### What you have to do:
Leaving out the pictures, retype the lines from the beginning of the listing through the line containing "DOT = (0, (1, 2.6))".

### Given material:
+ + +

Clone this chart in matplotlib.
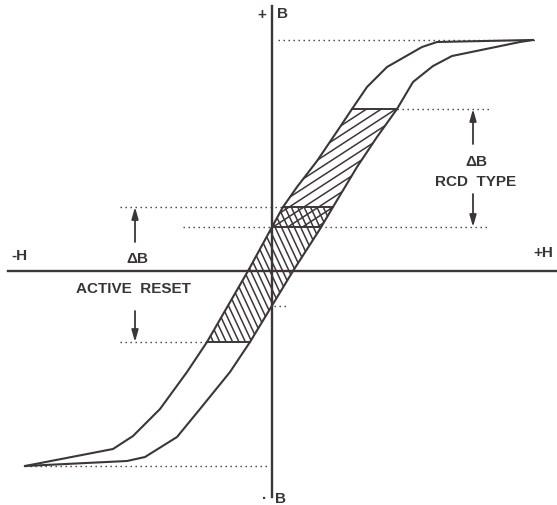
import numpy as np
import matplotlib
matplotlib.use("Agg")
import matplotlib.pyplot as plt
from matplotlib.patches import Polygon
from matplotlib.collections import LineCollection

# loop branches (pixel coords, y down), bottom tip -> top tip
left_x = [25, 113, 133, 160, 187, 207, 248, 272, 283, 297, 317, 340, 352, 367, 387, 422, 437, 532]
left_y = [467, 450, 437, 410, 373, 343, 272, 228, 208, 188, 162, 128, 110, 88, 68, 48, 43, 41]
right_x = [25, 127, 145, 177, 200, 230, 250, 273, 293, 320, 333, 357, 377, 397, 413, 433, 452, 520, 533]
right_y = [467, 462, 458, 438, 410, 373, 343, 305, 272, 230, 208, 168, 138, 110, 83, 67, 57, 43, 41]

# flux levels (pixel rows)
b_max = 41
b_min = 467
rcd_top = 110
rcd_bot = 228
reset_top = 208
reset_bot = 343

INK = "#3d3636"
DOT = (0, (1, 2.6))

fig = plt.figure(figsize=(5.57, 5.06), dpi=100)
ax = fig.add_axes([0, 0, 1, 1])
ax.set_xlim(0, 557)
ax.set_ylim(506, 0)
ax.axis("off")

# axes
ax.plot([271.5, 271.5], [7, 498], color=INK, lw=1.7)
ax.plot([8, 557], [272, 272], color=INK, lw=1.7)

# loop
ax.plot(left_x, left_y, color=INK, lw=1.5)
ax.plot(right_x, right_y, color=INK, lw=1.5)


def x_at(y, xs, ys):
    # branches are monotonic in y over the hatched parts
    return np.interp(y, ys[::-1], xs[::-1])


def band(y0, y1):
    ys = np.linspace(y0, y1, 40)
    xl = x_at(ys, left_x, left_y)
    xr = x_at(ys, right_x, right_y)
    pts = np.vstack([np.column_stack([xl, ys]), np.column_stack([xr[::-1], ys[::-1]])])
    return pts


def hatch(pts, angle, spacing):
    poly = Polygon(pts, closed=True, fill=False, edgecolor="none", transform=ax.transData)
    ax.add_patch(poly)
    th = np.radians(angle)
    d = np.array([np.cos(th), -np.sin(th)])
    n = np.array([np.sin(th), np.cos(th)])
    proj = pts @ n
    segs = []
    for c in np.arange(proj.min() - spacing, proj.max() + spacing, spacing):
        p = c * n
        segs.append([p - 2000 * d, p + 2000 * d])
    lc = LineCollection(segs, colors=INK, linewidths=1.1)
    lc.set_clip_path(poly)
    ax.add_collection(lc)


hatch(band(rcd_top, rcd_bot), 33, 8.0)
hatch(band(reset_top, reset_bot), 115, 5.8)

# solid level lines across the loop
for y in [rcd_top, reset_top, rcd_bot, reset_bot]:
    ax.plot([x_at(y, left_x, left_y), x_at(y, right_x, right_y)], [y, y], color=INK, lw=1.4)

# dotted guide lines
ax.plot([278, 537], [b_max, b_max], color=INK, lw=1.0, ls=DOT)
ax.plot([25, 270], [b_min, b_min], color=INK, lw=1.0, ls=DOT)
ax.plot([397, 490], [rcd_top, rcd_top], color=INK, lw=1.0, ls=DOT)
ax.plot([120, 283], [reset_top, reset_top], color=INK, lw=1.0, ls=DOT)
ax.plot([183, 272], [rcd_bot, rcd_bot], color=INK, lw=1.0, ls=DOT)
ax.plot([320, 490], [rcd_bot, rcd_bot], color=INK, lw=1.0, ls=DOT)
ax.plot([120, 207], [reset_bot, reset_bot], color=INK, lw=1.0, ls=DOT)
ax.plot([274, 288], [307, 307], color=INK, lw=1.0, ls=DOT)

# delta-B arrows
arr = dict(arrowstyle="-|>,head_length=0.7,head_width=0.2", color=INK, lw=1.3, shrinkA=0, shrinkB=0)
ax.annotate("", xy=(135, reset_top), xytext=(135, 243), arrowprops=arr)
ax.annotate("", xy=(135, reset_bot), xytext=(135, 312), arrowprops=arr)
ax.annotate("", xy=(473, rcd_top), xytext=(473, 145), arrowprops=arr)
ax.annotate("", xy=(473, rcd_bot), xytext=(473, 195), arrowprops=arr)

# labels
tk = dict(color="#3a3535", fontfamily="Liberation Sans", fontweight="bold", ha="center", va="center")
ax.text(137, 259, "ΔB", fontsize=11, **tk)
ax.text(133, 289, "ACTIVE  RESET", fontsize=11, **tk)
ax.text(476, 162, "ΔB", fontsize=11, **tk)
ax.text(476, 182, "RCD  TYPE", fontsize=11, **tk)
ax.text(19, 256, "-H", fontsize=11, **tk)
ax.text(543, 253, "+H", fontsize=11, **tk)
ax.text(262, 15, "+", fontsize=11, **tk)
ax.text(283, 14, "B", fontsize=11, **tk)
ax.text(265, 499, "·", fontsize=11, **tk)
ax.text(281, 499, "B", fontsize=11, **tk)

fig.savefig("out.png", dpi=100)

+ + +

### Output for this exercise:
Clone this chart in matplotlib.
import numpy as np
import matplotlib
matplotlib.use("Agg")
import matplotlib.pyplot as plt
from matplotlib.patches import Polygon
from matplotlib.collections import LineCollection

# loop branches (pixel coords, y down), bottom tip -> top tip
left_x = [25, 113, 133, 160, 187, 207, 248, 272, 283, 297, 317, 340, 352, 367, 387, 422, 437, 532]
left_y = [467, 450, 437, 410, 373, 343, 272, 228, 208, 188, 162, 128, 110, 88, 68, 48, 43, 41]
right_x = [25, 127, 145, 177, 200, 230, 250, 273, 293, 320, 333, 357, 377, 397, 413, 433, 452, 520, 533]
right_y = [467, 462, 458, 438, 410, 373, 343, 305, 272, 230, 208, 168, 138, 110, 83, 67, 57, 43, 41]

# flux levels (pixel rows)
b_max = 41
b_min = 467
rcd_top = 110
rcd_bot = 228
reset_top = 208
reset_bot = 343

INK = "#3d3636"
DOT = (0, (1, 2.6))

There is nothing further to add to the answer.